** Dataset excerpt **
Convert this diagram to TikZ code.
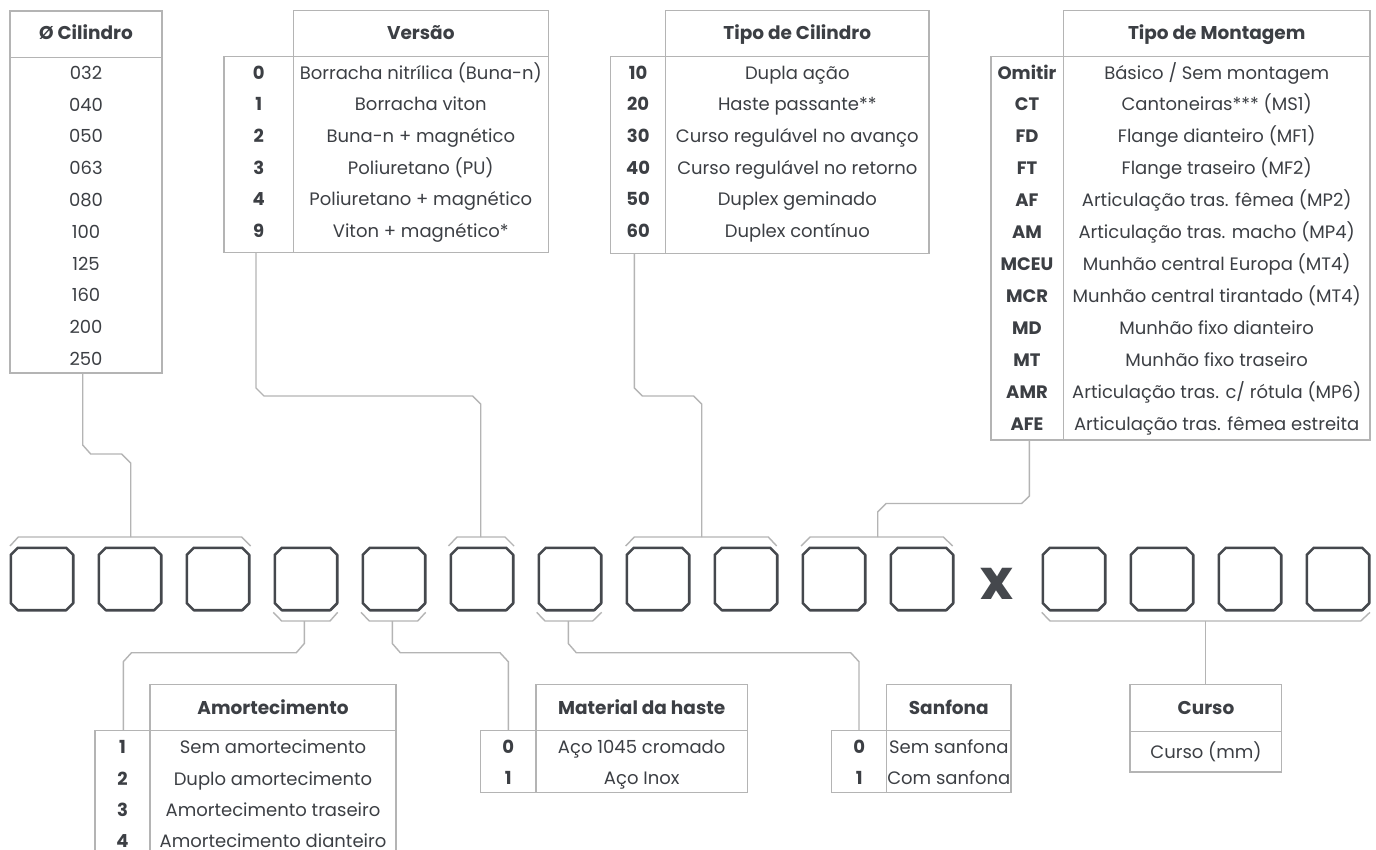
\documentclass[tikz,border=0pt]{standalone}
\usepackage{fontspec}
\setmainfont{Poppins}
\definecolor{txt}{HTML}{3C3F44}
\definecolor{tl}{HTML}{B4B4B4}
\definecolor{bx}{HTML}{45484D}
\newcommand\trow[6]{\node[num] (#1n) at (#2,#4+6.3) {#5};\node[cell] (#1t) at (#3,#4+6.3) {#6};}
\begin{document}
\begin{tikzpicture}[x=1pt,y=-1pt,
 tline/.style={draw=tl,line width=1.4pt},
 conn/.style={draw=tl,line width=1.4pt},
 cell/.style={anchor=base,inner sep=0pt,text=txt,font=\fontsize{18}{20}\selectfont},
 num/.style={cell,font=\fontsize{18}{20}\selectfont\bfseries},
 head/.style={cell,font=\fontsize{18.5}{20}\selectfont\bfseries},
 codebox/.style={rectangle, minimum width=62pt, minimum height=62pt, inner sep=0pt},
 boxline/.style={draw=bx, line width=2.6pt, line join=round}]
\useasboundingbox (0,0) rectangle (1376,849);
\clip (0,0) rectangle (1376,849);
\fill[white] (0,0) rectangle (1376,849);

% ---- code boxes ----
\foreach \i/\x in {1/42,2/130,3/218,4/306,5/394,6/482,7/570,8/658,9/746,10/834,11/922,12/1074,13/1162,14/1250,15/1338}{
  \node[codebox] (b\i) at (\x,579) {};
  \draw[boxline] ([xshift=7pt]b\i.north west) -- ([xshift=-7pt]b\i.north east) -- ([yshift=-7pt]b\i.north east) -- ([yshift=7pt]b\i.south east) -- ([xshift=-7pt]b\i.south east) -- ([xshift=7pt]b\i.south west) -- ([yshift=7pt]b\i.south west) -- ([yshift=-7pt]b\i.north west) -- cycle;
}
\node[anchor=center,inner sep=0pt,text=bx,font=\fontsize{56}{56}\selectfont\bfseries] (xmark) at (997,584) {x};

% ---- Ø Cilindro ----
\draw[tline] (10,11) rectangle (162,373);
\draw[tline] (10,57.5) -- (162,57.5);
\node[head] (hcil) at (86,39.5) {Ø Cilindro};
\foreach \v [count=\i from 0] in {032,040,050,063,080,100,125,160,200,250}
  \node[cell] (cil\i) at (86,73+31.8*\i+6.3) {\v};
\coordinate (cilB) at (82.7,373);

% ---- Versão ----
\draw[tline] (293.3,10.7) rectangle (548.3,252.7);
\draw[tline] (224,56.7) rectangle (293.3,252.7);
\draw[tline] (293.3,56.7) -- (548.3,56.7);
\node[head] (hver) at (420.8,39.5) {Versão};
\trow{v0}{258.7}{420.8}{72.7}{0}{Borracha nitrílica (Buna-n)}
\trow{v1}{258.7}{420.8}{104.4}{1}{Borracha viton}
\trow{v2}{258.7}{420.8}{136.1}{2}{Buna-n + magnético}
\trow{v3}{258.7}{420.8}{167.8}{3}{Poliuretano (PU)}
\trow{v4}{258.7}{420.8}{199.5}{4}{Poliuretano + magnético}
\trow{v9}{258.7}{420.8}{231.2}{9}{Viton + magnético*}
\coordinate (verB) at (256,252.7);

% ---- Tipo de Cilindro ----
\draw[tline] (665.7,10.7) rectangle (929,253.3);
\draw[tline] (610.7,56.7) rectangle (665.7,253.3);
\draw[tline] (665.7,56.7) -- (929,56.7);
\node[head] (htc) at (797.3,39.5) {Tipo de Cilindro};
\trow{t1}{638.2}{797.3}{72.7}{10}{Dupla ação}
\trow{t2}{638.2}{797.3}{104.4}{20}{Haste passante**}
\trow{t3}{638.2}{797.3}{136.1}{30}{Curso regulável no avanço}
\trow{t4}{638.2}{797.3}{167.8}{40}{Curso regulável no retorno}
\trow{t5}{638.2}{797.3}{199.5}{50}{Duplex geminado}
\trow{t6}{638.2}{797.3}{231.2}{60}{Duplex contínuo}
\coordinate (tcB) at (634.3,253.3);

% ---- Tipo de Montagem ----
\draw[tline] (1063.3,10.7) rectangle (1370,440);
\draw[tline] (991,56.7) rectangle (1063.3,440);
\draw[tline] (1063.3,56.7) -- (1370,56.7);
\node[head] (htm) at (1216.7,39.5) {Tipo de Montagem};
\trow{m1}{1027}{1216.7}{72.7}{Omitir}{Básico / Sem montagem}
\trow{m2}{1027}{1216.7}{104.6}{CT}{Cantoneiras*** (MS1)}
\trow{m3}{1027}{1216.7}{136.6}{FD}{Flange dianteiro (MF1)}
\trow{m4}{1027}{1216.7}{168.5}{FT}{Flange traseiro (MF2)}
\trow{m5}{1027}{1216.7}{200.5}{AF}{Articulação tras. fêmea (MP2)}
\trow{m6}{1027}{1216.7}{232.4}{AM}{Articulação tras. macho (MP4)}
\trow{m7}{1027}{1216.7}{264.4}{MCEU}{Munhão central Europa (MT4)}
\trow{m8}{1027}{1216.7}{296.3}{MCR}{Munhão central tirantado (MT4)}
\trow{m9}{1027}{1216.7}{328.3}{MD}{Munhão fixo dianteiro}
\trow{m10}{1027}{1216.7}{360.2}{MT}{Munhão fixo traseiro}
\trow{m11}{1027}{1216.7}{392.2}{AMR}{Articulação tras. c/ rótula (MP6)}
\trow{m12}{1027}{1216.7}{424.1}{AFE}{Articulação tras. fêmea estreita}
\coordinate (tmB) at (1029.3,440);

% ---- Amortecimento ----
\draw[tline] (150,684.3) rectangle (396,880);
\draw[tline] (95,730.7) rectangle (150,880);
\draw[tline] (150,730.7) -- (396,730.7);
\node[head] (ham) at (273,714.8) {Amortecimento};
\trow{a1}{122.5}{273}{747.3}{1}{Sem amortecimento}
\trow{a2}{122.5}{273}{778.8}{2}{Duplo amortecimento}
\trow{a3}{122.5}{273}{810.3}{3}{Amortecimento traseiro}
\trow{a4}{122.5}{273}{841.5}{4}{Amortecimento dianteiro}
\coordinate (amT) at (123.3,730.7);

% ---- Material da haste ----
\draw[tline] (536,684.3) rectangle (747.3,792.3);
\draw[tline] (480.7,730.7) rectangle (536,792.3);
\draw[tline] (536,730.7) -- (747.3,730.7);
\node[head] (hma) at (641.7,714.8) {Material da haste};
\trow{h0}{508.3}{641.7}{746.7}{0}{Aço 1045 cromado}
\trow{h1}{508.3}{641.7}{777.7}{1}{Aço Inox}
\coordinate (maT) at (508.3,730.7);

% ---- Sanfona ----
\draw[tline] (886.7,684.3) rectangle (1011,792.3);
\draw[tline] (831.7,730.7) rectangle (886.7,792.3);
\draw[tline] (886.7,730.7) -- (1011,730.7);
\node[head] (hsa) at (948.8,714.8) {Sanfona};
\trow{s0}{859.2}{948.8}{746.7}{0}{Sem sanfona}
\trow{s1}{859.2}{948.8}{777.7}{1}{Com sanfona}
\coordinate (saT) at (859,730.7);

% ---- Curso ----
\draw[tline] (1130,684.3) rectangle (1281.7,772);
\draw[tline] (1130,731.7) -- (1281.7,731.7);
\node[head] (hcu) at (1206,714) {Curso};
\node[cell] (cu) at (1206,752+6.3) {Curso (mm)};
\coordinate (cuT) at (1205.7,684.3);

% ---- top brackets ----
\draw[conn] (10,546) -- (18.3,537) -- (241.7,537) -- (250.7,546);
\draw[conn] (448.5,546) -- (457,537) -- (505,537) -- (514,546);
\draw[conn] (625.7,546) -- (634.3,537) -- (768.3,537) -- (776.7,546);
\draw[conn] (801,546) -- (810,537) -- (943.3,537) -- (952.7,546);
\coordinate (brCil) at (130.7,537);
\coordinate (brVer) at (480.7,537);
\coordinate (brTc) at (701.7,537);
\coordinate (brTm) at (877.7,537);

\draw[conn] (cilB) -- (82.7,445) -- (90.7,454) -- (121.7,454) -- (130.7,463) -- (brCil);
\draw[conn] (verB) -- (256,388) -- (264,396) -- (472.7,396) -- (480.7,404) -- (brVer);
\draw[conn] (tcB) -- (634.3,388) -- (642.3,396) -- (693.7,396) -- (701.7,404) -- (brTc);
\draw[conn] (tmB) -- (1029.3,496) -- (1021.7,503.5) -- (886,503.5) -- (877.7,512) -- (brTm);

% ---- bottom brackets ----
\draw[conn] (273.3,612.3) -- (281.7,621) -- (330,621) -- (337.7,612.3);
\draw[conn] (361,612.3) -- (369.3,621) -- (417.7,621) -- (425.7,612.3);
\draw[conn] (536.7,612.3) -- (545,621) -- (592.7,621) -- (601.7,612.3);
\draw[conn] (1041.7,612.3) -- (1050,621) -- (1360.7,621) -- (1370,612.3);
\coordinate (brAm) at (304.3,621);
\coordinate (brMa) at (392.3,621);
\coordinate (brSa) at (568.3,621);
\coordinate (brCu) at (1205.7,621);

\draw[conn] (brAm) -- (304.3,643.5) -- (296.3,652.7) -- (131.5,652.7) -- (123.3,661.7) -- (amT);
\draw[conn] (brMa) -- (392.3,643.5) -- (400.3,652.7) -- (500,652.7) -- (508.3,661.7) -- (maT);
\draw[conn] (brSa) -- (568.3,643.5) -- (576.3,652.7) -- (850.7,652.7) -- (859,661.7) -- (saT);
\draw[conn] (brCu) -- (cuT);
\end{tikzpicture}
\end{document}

** Your objective **
Every line from the start of the listing above through the line with "(xmark) at (997,584)" should be repeated exactly; skip the pictures and add nothing else.

** Exercise output **
Convert this diagram to TikZ code.
\documentclass[tikz,border=0pt]{standalone}
\usepackage{fontspec}
\setmainfont{Poppins}
\definecolor{txt}{HTML}{3C3F44}
\definecolor{tl}{HTML}{B4B4B4}
\definecolor{bx}{HTML}{45484D}
\newcommand\trow[6]{\node[num] (#1n) at (#2,#4+6.3) {#5};\node[cell] (#1t) at (#3,#4+6.3) {#6};}
\begin{document}
\begin{tikzpicture}[x=1pt,y=-1pt,
 tline/.style={draw=tl,line width=1.4pt},
 conn/.style={draw=tl,line width=1.4pt},
 cell/.style={anchor=base,inner sep=0pt,text=txt,font=\fontsize{18}{20}\selectfont},
 num/.style={cell,font=\fontsize{18}{20}\selectfont\bfseries},
 head/.style={cell,font=\fontsize{18.5}{20}\selectfont\bfseries},
 codebox/.style={rectangle, minimum width=62pt, minimum height=62pt, inner sep=0pt},
 boxline/.style={draw=bx, line width=2.6pt, line join=round}]
\useasboundingbox (0,0) rectangle (1376,849);
\clip (0,0) rectangle (1376,849);
\fill[white] (0,0) rectangle (1376,849);

% ---- code boxes ----
\foreach \i/\x in {1/42,2/130,3/218,4/306,5/394,6/482,7/570,8/658,9/746,10/834,11/922,12/1074,13/1162,14/1250,15/1338}{
  \node[codebox] (b\i) at (\x,579) {};
  \draw[boxline] ([xshift=7pt]b\i.north west) -- ([xshift=-7pt]b\i.north east) -- ([yshift=-7pt]b\i.north east) -- ([yshift=7pt]b\i.south east) -- ([xshift=-7pt]b\i.south east) -- ([xshift=7pt]b\i.south west) -- ([yshift=7pt]b\i.south west) -- ([yshift=-7pt]b\i.north west) -- cycle;
}
\node[anchor=center,inner sep=0pt,text=bx,font=\fontsize{56}{56}\selectfont\bfseries] (xmark) at (997,584) {x};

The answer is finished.